● **DIRECTIONS**:
Reproduce the listing below word for word, with no pictures.

┄┄┄┄┄┄┄┄┄┄

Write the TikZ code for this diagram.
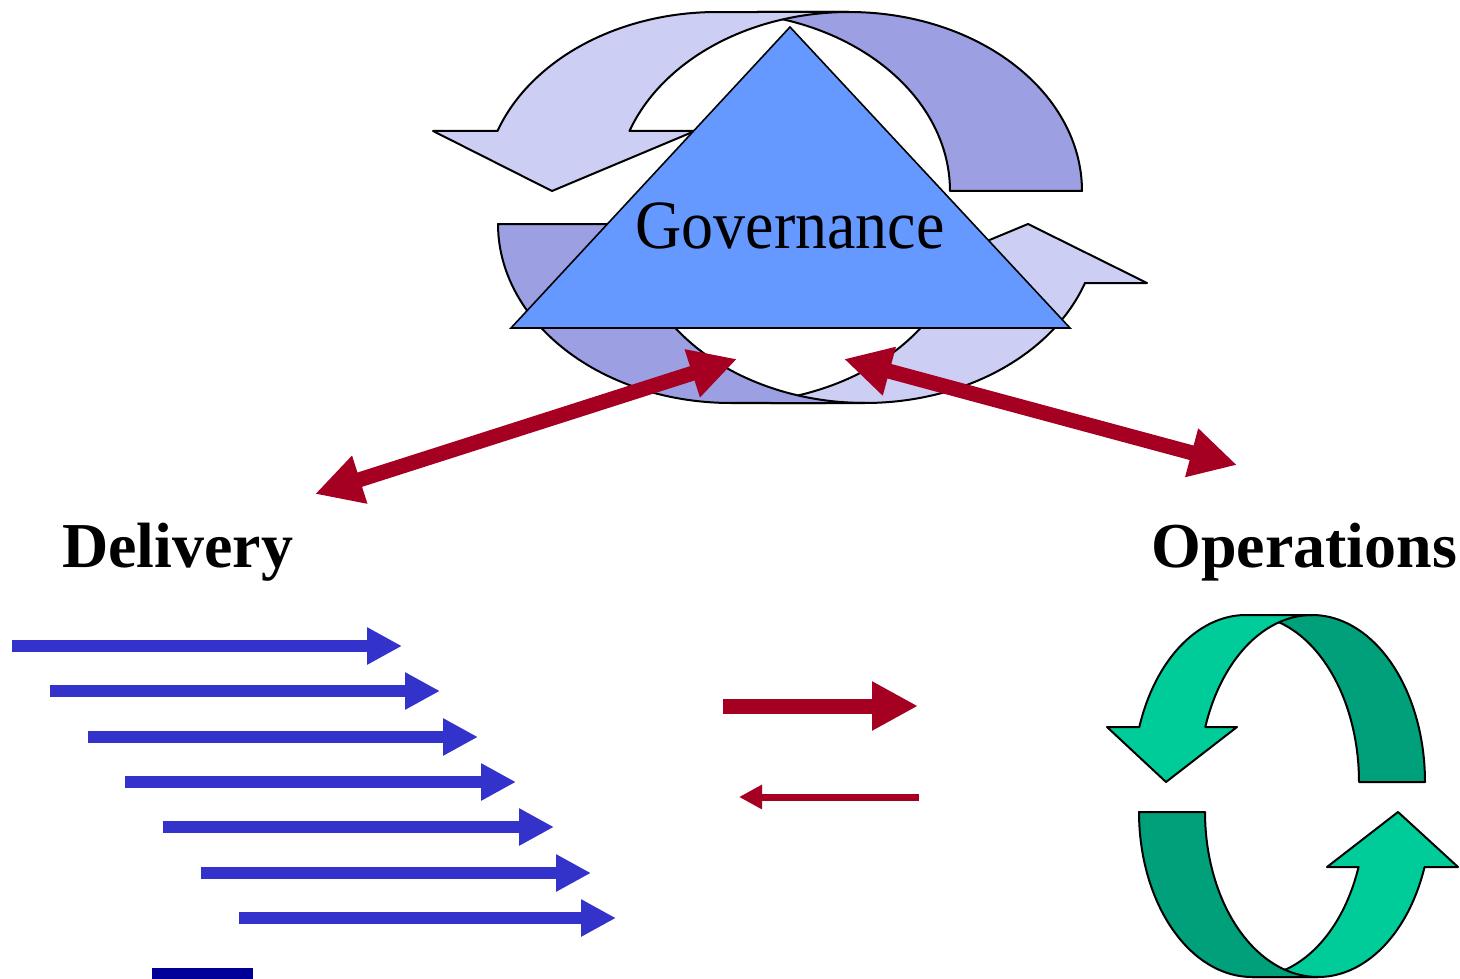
\documentclass[tikz,border=0pt]{standalone}
\usepackage{fontspec}
\setmainfont{Liberation Serif}
\usetikzlibrary{arrows.meta}
\definecolor{govlight}{RGB}{204,206,244}
\definecolor{govdark}{RGB}{156,160,226}
\definecolor{trifill}{RGB}{102,153,255}
\definecolor{redarr}{RGB}{165,0,33}
\definecolor{bluearr}{RGB}{51,51,204}
\definecolor{navybar}{RGB}{0,0,153}
\definecolor{grlight}{RGB}{0,204,153}
\definecolor{grdark}{RGB}{0,160,122}
\tikzset{
  ribbon/.style={draw=black, line width=2pt, line join=round},
  bigred/.style={draw=redarr, line width=15pt, {Triangle[length=47pt,width=47pt]}-{Triangle[length=47pt,width=47pt]}},
  redone/.style={draw=redarr, line width=15pt, -{Triangle[length=46pt,width=46pt]}},
  redsmall/.style={draw=redarr, line width=7pt, -{Triangle[length=23pt,width=23pt]}},
  bluearrow/.style={draw=bluearr, line width=12pt, -{Triangle[length=35pt,width=35pt]}},
  label/.style={inner sep=0pt, font=\bfseries\fontsize{64}{70}\selectfont},
}
\begin{document}
\begin{tikzpicture}[x=1pt,y=-1pt]
\useasboundingbox (0,0) rectangle (1460,979);
% ---------- Governance cycle (upper arrow) ----------
\fill[govdark, ribbon] plot[domain=270:360,samples=60] ({849+233*cos(\x)},{191+179*sin(\x)})
  -- plot[domain=360:270,samples=60] ({717+233*cos(\x)},{191+179*sin(\x)}) -- cycle;
\fill[govlight, ribbon] (629.5,131) -- (695,131) -- (552,191) -- (433,131) -- (497.5,131)
  -- plot[domain=199.6:270,samples=50] ({717+233*cos(\x)},{191+179*sin(\x)})
  -- plot[domain=270:199.6,samples=50] ({849+233*cos(\x)},{191+179*sin(\x)}) -- cycle;
% ---------- Governance cycle (lower arrow) ----------
\fill[govlight, ribbon] (951,283) -- (886,283) -- (1028,224) -- (1147,283) -- (1085,283)
  -- plot[domain=19.25:90,samples=50] ({865+233*cos(\x)},{224+179*sin(\x)})
  -- plot[domain=90:19.25,samples=50] ({731+233*cos(\x)},{224+179*sin(\x)}) -- cycle;
\fill[govdark, ribbon] plot[domain=180:90,samples=60] ({731+233*cos(\x)},{224+179*sin(\x)})
  -- plot[domain=90:180,samples=60] ({865+233*cos(\x)},{224+179*sin(\x)}) -- cycle;
% ---------- Triangle ----------
\filldraw[fill=trifill, draw=black, line width=1.6pt, line join=miter] (511,328) -- (790,27) -- (1070,328) -- cycle;
\node[inner sep=0pt, anchor=base, font=\fontsize{64}{70}\selectfont] (gov) at (790,248) {\scalebox{1}[1.08]{Governance}};
% ---------- Red double arrows ----------
\coordinate (dl) at (315,494);
\coordinate (gl) at (737,359);
\coordinate (gr) at (844,359);
\coordinate (opr) at (1237,465);
\draw[bigred] (dl) -- (gl);
\draw[bigred] (gr) -- (opr);
% ---------- Labels ----------
\node[label, anchor=base west] (delivery) at (62,567) {Delivery};
\node[label, anchor=base west] (operations) at (1151,567) {Operations};
% ---------- Blue delivery arrows ----------
\foreach \i/\xa/\xb/\yy in {1/12/402/646, 2/50/440/691, 3/88/478/737, 4/125/516/782, 5/163/554/827, 6/201/591/873, 7/239/616/918} {
  \coordinate (bs\i) at (\xa,\yy);
  \coordinate (be\i) at (\xb,\yy);
  \draw[bluearrow] (bs\i) -- (be\i);
}
\fill[navybar] (152,968) rectangle (253,979);
% ---------- Middle red arrows ----------
\coordinate (m1a) at (723,706);
\coordinate (m1b) at (918,706);
\coordinate (m2a) at (919,797);
\coordinate (m2b) at (739,797);
\draw[redone] (m1a) -- (m1b);
\draw[redsmall] (m2a) -- (m2b);
% ---------- Operations cycle (upper arrow) ----------
\fill[grdark, ribbon] plot[domain=270:360,samples=60] ({1312+113*cos(\x)},{782+167*sin(\x)})
  -- plot[domain=360:270,samples=60] ({1246+113*cos(\x)},{782+167*sin(\x)}) -- cycle;
\fill[grlight, ribbon] (1205.3,727) -- (1237,727) -- (1166,782) -- (1107,727) -- (1139.3,727)
  -- plot[domain=199.2:270,samples=50] ({1246+113*cos(\x)},{782+167*sin(\x)})
  -- plot[domain=270:199.2,samples=50] ({1312+113*cos(\x)},{782+167*sin(\x)}) -- cycle;
% ---------- Operations cycle (lower arrow) ----------
\fill[grlight, ribbon] (1358.5,867) -- (1327,867) -- (1398,812) -- (1458,867) -- (1424.5,867)
  -- plot[domain=19.47:90,samples=50] ({1318+113*cos(\x)},{812+165*sin(\x)})
  -- plot[domain=90:19.47,samples=50] ({1252+113*cos(\x)},{812+165*sin(\x)}) -- cycle;
\fill[grdark, ribbon] plot[domain=180:90,samples=60] ({1252+113*cos(\x)},{812+165*sin(\x)})
  -- plot[domain=90:180,samples=60] ({1318+113*cos(\x)},{812+165*sin(\x)}) -- cycle;
\end{tikzpicture}
\end{document}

┄┄┄┄┄┄┄┄┄┄

● **EXERCISE OUTPUT**:
Write the TikZ code for this diagram.
\documentclass[tikz,border=0pt]{standalone}
\usepackage{fontspec}
\setmainfont{Liberation Serif}
\usetikzlibrary{arrows.meta}
\definecolor{govlight}{RGB}{204,206,244}
\definecolor{govdark}{RGB}{156,160,226}
\definecolor{trifill}{RGB}{102,153,255}
\definecolor{redarr}{RGB}{165,0,33}
\definecolor{bluearr}{RGB}{51,51,204}
\definecolor{navybar}{RGB}{0,0,153}
\definecolor{grlight}{RGB}{0,204,153}
\definecolor{grdark}{RGB}{0,160,122}
\tikzset{
  ribbon/.style={draw=black, line width=2pt, line join=round},
  bigred/.style={draw=redarr, line width=15pt, {Triangle[length=47pt,width=47pt]}-{Triangle[length=47pt,width=47pt]}},
  redone/.style={draw=redarr, line width=15pt, -{Triangle[length=46pt,width=46pt]}},
  redsmall/.style={draw=redarr, line width=7pt, -{Triangle[length=23pt,width=23pt]}},
  bluearrow/.style={draw=bluearr, line width=12pt, -{Triangle[length=35pt,width=35pt]}},
  label/.style={inner sep=0pt, font=\bfseries\fontsize{64}{70}\selectfont},
}
\begin{document}
\begin{tikzpicture}[x=1pt,y=-1pt]
\useasboundingbox (0,0) rectangle (1460,979);
% ---------- Governance cycle (upper arrow) ----------
\fill[govdark, ribbon] plot[domain=270:360,samples=60] ({849+233*cos(\x)},{191+179*sin(\x)})
  -- plot[domain=360:270,samples=60] ({717+233*cos(\x)},{191+179*sin(\x)}) -- cycle;
\fill[govlight, ribbon] (629.5,131) -- (695,131) -- (552,191) -- (433,131) -- (497.5,131)
  -- plot[domain=199.6:270,samples=50] ({717+233*cos(\x)},{191+179*sin(\x)})
  -- plot[domain=270:199.6,samples=50] ({849+233*cos(\x)},{191+179*sin(\x)}) -- cycle;
% ---------- Governance cycle (lower arrow) ----------
\fill[govlight, ribbon] (951,283) -- (886,283) -- (1028,224) -- (1147,283) -- (1085,283)
  -- plot[domain=19.25:90,samples=50] ({865+233*cos(\x)},{224+179*sin(\x)})
  -- plot[domain=90:19.25,samples=50] ({731+233*cos(\x)},{224+179*sin(\x)}) -- cycle;
\fill[govdark, ribbon] plot[domain=180:90,samples=60] ({731+233*cos(\x)},{224+179*sin(\x)})
  -- plot[domain=90:180,samples=60] ({865+233*cos(\x)},{224+179*sin(\x)}) -- cycle;
% ---------- Triangle ----------
\filldraw[fill=trifill, draw=black, line width=1.6pt, line join=miter] (511,328) -- (790,27) -- (1070,328) -- cycle;
\node[inner sep=0pt, anchor=base, font=\fontsize{64}{70}\selectfont] (gov) at (790,248) {\scalebox{1}[1.08]{Governance}};
% ---------- Red double arrows ----------
\coordinate (dl) at (315,494);
\coordinate (gl) at (737,359);
\coordinate (gr) at (844,359);
\coordinate (opr) at (1237,465);
\draw[bigred] (dl) -- (gl);
\draw[bigred] (gr) -- (opr);
% ---------- Labels ----------
\node[label, anchor=base west] (delivery) at (62,567) {Delivery};
\node[label, anchor=base west] (operations) at (1151,567) {Operations};
% ---------- Blue delivery arrows ----------
\foreach \i/\xa/\xb/\yy in {1/12/402/646, 2/50/440/691, 3/88/478/737, 4/125/516/782, 5/163/554/827, 6/201/591/873, 7/239/616/918} {
  \coordinate (bs\i) at (\xa,\yy);
  \coordinate (be\i) at (\xb,\yy);
  \draw[bluearrow] (bs\i) -- (be\i);
}
\fill[navybar] (152,968) rectangle (253,979);
% ---------- Middle red arrows ----------
\coordinate (m1a) at (723,706);
\coordinate (m1b) at (918,706);
\coordinate (m2a) at (919,797);
\coordinate (m2b) at (739,797);
\draw[redone] (m1a) -- (m1b);
\draw[redsmall] (m2a) -- (m2b);
% ---------- Operations cycle (upper arrow) ----------
\fill[grdark, ribbon] plot[domain=270:360,samples=60] ({1312+113*cos(\x)},{782+167*sin(\x)})
  -- plot[domain=360:270,samples=60] ({1246+113*cos(\x)},{782+167*sin(\x)}) -- cycle;
\fill[grlight, ribbon] (1205.3,727) -- (1237,727) -- (1166,782) -- (1107,727) -- (1139.3,727)
  -- plot[domain=199.2:270,samples=50] ({1246+113*cos(\x)},{782+167*sin(\x)})
  -- plot[domain=270:199.2,samples=50] ({1312+113*cos(\x)},{782+167*sin(\x)}) -- cycle;
% ---------- Operations cycle (lower arrow) ----------
\fill[grlight, ribbon] (1358.5,867) -- (1327,867) -- (1398,812) -- (1458,867) -- (1424.5,867)
  -- plot[domain=19.47:90,samples=50] ({1318+113*cos(\x)},{812+165*sin(\x)})
  -- plot[domain=90:19.47,samples=50] ({1252+113*cos(\x)},{812+165*sin(\x)}) -- cycle;
\fill[grdark, ribbon] plot[domain=180:90,samples=60] ({1252+113*cos(\x)},{812+165*sin(\x)})
  -- plot[domain=90:180,samples=60] ({1318+113*cos(\x)},{812+165*sin(\x)}) -- cycle;
\end{tikzpicture}
\end{document}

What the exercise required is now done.